Tuesday, December 27, 2011

It's not a break up, it's just a break.

Yes, it’s been half past forever and I promise I’m still alive. It took me three days just to filter through my emails. I almost see the light of day.

So while I work on some of the more complex issues you’ve sent me- like uninviting guests and parents with multiple marriages to their name…. here’s some of the quick questions I’ve been sent recently.


“Where are you and what are you doing?”

Well I’ve been right here doing those idiotic things that I usually do. Mostly going to school and work- and usually failing at both. Strange but true, school actually takes some effort. Well, some for normal people and a hell of a lot more for those mildly retarded souls such as myself.  Work just requires a self-depreciating sense of humor and a well-hidden flask. So I’d say it’s the education thing that’s kept me away for so long. Sorry about that.

My kitchen chalkboard


“Tell me a quick story”

Jose and I spent a weekend at the beach with my parents- in November. If you’ve never been to the beach in November I’d recommend not starting now. We were the youngest people there by at least 20 years and quickly realized that people just go there to die in the cold months.

We brought Sadie along for the trip (the dog), who immediately and violently attacked my mothers lap dog upon entering the beach house. Then ate all her food. And crapped on the floor. And spend the next three hours in a glazed over state of confusion, shaking and foaming at the mouth while staring at the ocean.

The TV only got one channel and internet/phone/civilization access was non-existent at best. But dad did make chili and the freezer was stocked with booze… So I’d call the weekend a success.  And the dog eventually recovered from her psychosis, which is always a plus.

There you have it, a short story AND a happy ending. That’s how much I love you.


“I saw on Wedding Wire that you are a minister. Is that true?”

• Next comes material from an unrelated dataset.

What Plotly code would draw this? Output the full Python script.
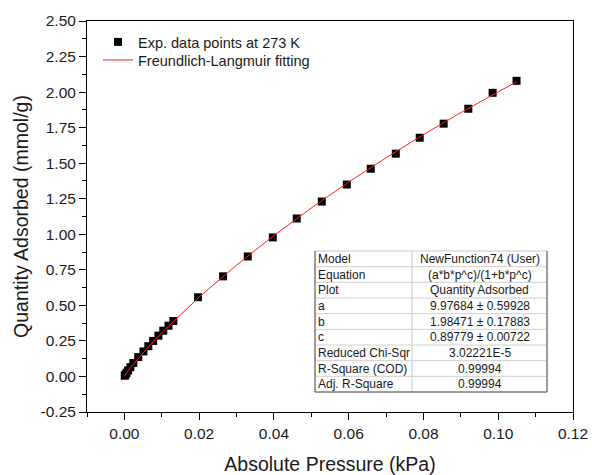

Yes- but don’t go getting yourself all impressed over it. They literally give these things away to anyone, just as long as you promise not to ordaine anyone without their knowledge. I know. Weirdest rule ever.





“Are you a wedding planner?”

Dear God no, having half crazed brides take over my inbox is quite enough insanity for me. And would you really trust me with your wedding anyways? I'm clearly a disaster in real life. Remember what happened at the bridal shop? Let's avoid a repeat at all costs. If I end up under that bench again I just may stay there. 


“Do you mail Christmas cards now that you’re married? Everyone says I should.”

Sure do. Every year I buy very fancy Christmas cards. I like the cards with lots of glitter and shiny things. And I like to use a black magic marker to write unspeakably rude and horrendous things in them before mailing them to my family and friends. I say things like, “I shit on your doorstep this morning” or “Have a happy effing Christmas you worthless bastard”, and then I sign them in the dog’s name to save myself any awkward moments over Christmas dinner.

I save them all in my car until I have an exceptionally crappy day at work- and then I take them to the post office to make my day better.

The cards have become wildly popular, and the dog’s hate mail list is now longer than my actual Christmas card list. I find them proudly displayed in people’s houses at holiday parties.

Either the population in general enjoys being insulted under the muse of a house pet- or I just happen to hang around a bunch of weirdos. Either way, I highly recommend trying it out on your own family. Even better if you own a fish or turtle or something. Get some cards and get nasty.


“I got a wedding invite with a registry on it for money. Can I take a marker to her paystubs? She’s a bitch anyways.”

This sounds like a wildly sticky situation already, which I ADORE. So you may destroy her person property but  only if I may join you, and I’ll even bring my own marker. And a video camera.


There you have it- quick answers to quick questions. I mean honestly, with all the eggnog and what-not, none of you are really thinking about napkin colors and monograms right now anyways. We’ll handle the tricky stuff after we all sober up in the New Year.